What's available to remedy the damage done to U.S. foreign affairs and get back on track? Unfortunately, our rotting press corpse has to cooperate. Today, John Bolton appeared as CNN's NIE contrarian spreading his wacky neocon scaremongering throughout the afternoon. Laughing John Bolton out of D.C. and never permitting him access to a government job or official would be a good step, but don't hold your breath against the neocon revolving door. Impeaching Cheney would be a giant leap for mankind, but too many door-stoppers would halt a Senate indictment or trial if H.R. 799 miraculously revived and passed. Michigan and Kansas voters ought to kick servile Hoekstra and coverup Roberts out on their asses in '08 -- a possibility for Roberts; Hoestra, I dunno. Fleitz can flip burgers; he knows how to take orders. Negroponte, now deputy secretary at State, has already been contained via lecondel. And Iran? Bush remains... undaunted by the NIE to put it politely.

Our best remedy is electing a Democratic president who knows how to use diplomacy, sending a positive signal to Tehran in persuading Iranians to relinquish development of nuclear weapons. You don't think Mitt, Rudy, Huck or Fred can do that, do you?

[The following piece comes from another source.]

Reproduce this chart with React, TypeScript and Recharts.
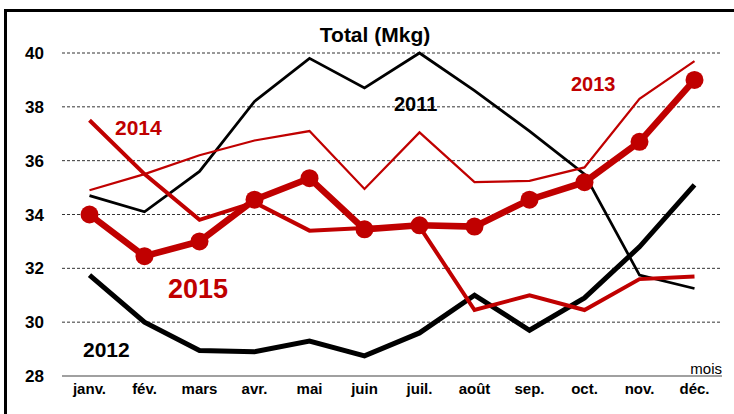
import { ComposedChart, Line, XAxis, YAxis, CartesianGrid } from 'recharts'

const months = ['janv.', 'fév.', 'mars', 'avr.', 'mai', 'juin', 'juil.', 'août', 'sep.', 'oct.', 'nov.', 'déc.']
const y2011 = [34.7, 34.1, 35.6, 38.2, 39.8, 38.7, 40.0, 38.6, 37.1, 35.5, 31.75, 31.25]
const y2012 = [31.75, 30.0, 28.95, 28.9, 29.3, 28.75, 29.6, 31.0, 29.7, 30.9, 32.8, 35.1]
const y2013 = [34.9, 35.5, 36.2, 36.75, 37.1, 34.95, 37.05, 35.2, 35.25, 35.75, 38.3, 39.7]
const y2014 = [37.5, 35.5, 33.8, 34.45, 33.4, 33.5, 33.55, 30.45, 31.0, 30.45, 31.6, 31.7]
const y2015 = [34.0, 32.45, 33.0, 34.55, 35.35, 33.45, 33.6, 33.55, 34.55, 35.2, 36.7, 39.0]
const yTicks = [28, 30, 32, 34, 36, 38, 40]
const gridValues = [30, 32, 34, 36, 38, 40]

const RED = '#c00000'
const FONT = '"Liberation Sans", Arial, sans-serif'

const data = months.map((m, i) => ({
  month: m,
  y2011: y2011[i],
  y2012: y2012[i],
  y2013: y2013[i],
  y2014: y2014[i],
  y2015: y2015[i],
}))

export default function App() {
  return (
    <div style={{ position: 'absolute', left: 0, top: 0, width: 734, height: 414, background: '#fff', overflow: 'hidden' }}>
      <div
        style={{
          position: 'absolute',
          left: 4,
          top: 9,
          width: 740,
          height: 420,
          borderLeft: '3px solid #000',
          borderTop: '3px solid #000',
          boxSizing: 'border-box',
        }}
      />
      <div style={{ position: 'absolute', left: 0, top: 0 }}>
        <ComposedChart width={734} height={414} data={data} margin={{ top: 53, right: 12, left: 0, bottom: 0 }}>
          <CartesianGrid
            horizontal
            vertical={false}
            horizontalValues={gridValues}
            stroke="#333"
            strokeDasharray="3 2"
          />
          <XAxis
            dataKey="month"
            height={38}
            padding={{ left: 27.5, right: 27.5 }}
            axisLine={{ stroke: '#808080', strokeWidth: 1.5 }}
            tickLine={false}
            tickSize={0}
            tickMargin={7}
            interval={0}
            tick={{ fill: '#000', fontSize: 15, fontWeight: 'bold', fontFamily: FONT }}
          />
          <YAxis
            domain={[28, 40]}
            ticks={yTicks}
            width={62}
            axisLine={false}
            tickLine={false}
            tickSize={0}
            tickMargin={18}
            tick={{ fill: '#000', fontSize: 17, fontWeight: 'bold', fontFamily: FONT }}
          />
          <Line dataKey="y2011" stroke="#000" strokeWidth={2.75} dot={false} isAnimationActive={false} />
          <Line dataKey="y2012" stroke="#000" strokeWidth={5} dot={false} isAnimationActive={false} />
          <Line dataKey="y2013" stroke={RED} strokeWidth={2.25} dot={false} isAnimationActive={false} />
          <Line dataKey="y2014" stroke={RED} strokeWidth={4} dot={false} isAnimationActive={false} />
          <Line
            dataKey="y2015"
            stroke={RED}
            strokeWidth={6.5}
            dot={{ r: 9, fill: RED, stroke: RED, strokeWidth: 0 }}
            isAnimationActive={false}
          />
        </ComposedChart>
      </div>
      <svg width={734} height={414} style={{ position: 'absolute', left: 0, top: 0, pointerEvents: 'none' }}>
        <g fontFamily={FONT} fontWeight="bold">
          <text x={375} y={42} textAnchor="middle" fontSize={21} fill="#000">Total (Mkg)</text>
          <text x={394} y={111} fontSize={20} fill="#000">2011</text>
          <text x={571} y={91} fontSize={20} fill={RED}>2013</text>
          <text x={115} y={135} fontSize={21} fill={RED}>2014</text>
          <text x={168} y={298} fontSize={27} fill={RED}>2015</text>
          <text x={83} y={357} fontSize={21} fill="#000">2012</text>
        </g>
        <text x={722} y={374} textAnchor="end" fontSize={15} fontFamily={FONT} fill="#000">mois</text>
      </svg>
    </div>
  )
}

Repubs have proven they know nuthin' about diplomacy. Or conducting war, which Iraq has revealed so miserably. The neocon dream articulated in the Bush Doctrine has shattered American foreign policy -- our goodwill, blood, and treasure spent. When have the neocons been right?
It's a very useful rule of thumb in foreign affairs to simply assume that the neocons are wrong no matter what, because they are always wrong about everything. That is not to say that all conservatives are wrong about everything, and neocons merge with the more traditional hard line hawk faction just often enough that it gets confusing.
I suspect we will hearing a lot more confusing rhetoric about the worth of the NIE. What's clear to me is Bush's and Cheney's bellicosity towards Iran's non-existent nuclear weapons program has been, to refrain David Kay, all wrong.

And for goodness sake, when the ElBaradei speaks, dammit, listen! He was right about Iraq and he's right about Iran. Bush, Cheney and their loyal rubber-stamp Repubs... Not so much.